States Have Spent Only 3 Percent of Tobacco Revenues to Fight Tobacco Use
Jump to full article: Campaign for Tobacco-Free Kids, 2008-11-18

Intro:

Ten years after reaching more than $246 billion in legal settlements against the tobacco industry, the states have failed to keep their promise to spend a significant portion of the money on programs to protect kids from tobacco and help smokers quit, according to a report released today by a coalition of public health organizations.

A Decade of Broken Promises: The 1998 State Tobacco Settlement Ten Years Later

Executive Summary (PDF)

Full Report (PDF)

Chart: State Rankings (PDF)

Key findings of the report include:

* Over the past 10 years, the states have received $203.5 billion in tobacco-generated revenue — $79.2 billion from the tobacco settlement and $124.3 billion from tobacco taxes. But they have spent only 3.2 percent of their tobacco money — $6.5 billion — on tobacco prevention and cessation programs.

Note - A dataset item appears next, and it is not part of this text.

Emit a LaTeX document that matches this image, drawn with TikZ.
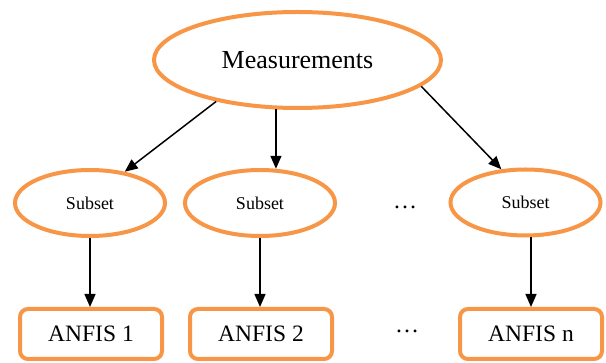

* This year, no state is funding tobacco prevention programs at the levels recommended by the U.S. Centers for Disease Control and Prevention. Only nine states are funding tobacco prevention at even half the CDC-recommended amount, and 27 states are providing less than a quarter of the recommended funding. (Beginning in fiscal 2010, North Dakota will fund its prevention program at the CDC-recommended level as a result of a state ballot initiative approved on November 4.)

* The limited restrictions on tobacco marketing imposed by the tobacco settlement have failed to curtail the tobacco industry’s ability to aggressively market its products. . . .

The report, titled "A Decade of Broken Promises: The 1998 State Tobacco Settlement Ten Years Later," was released by the Campaign for Tobacco-Free Kids, American Heart Association, American Cancer Society Cancer Action Network, American Lung Association and Robert Wood Johnson Foundation.

The 10th anniversary of the settlement comes as recent surveys have shown that the nation has made significant progress in reducing smoking in the past decade, but smoking declines have slowed in recent years. From 1997 to 2007, smoking rates declined by 45 percent among high school students and by 20 percent among adults. But 20 percent of high school students and 19.8 percent of adults still smoke, and tobacco use remains the nation’s leading cause of preventable death, killing more than 400,000 people and costing nearly $100 billion in health care expenditures each year.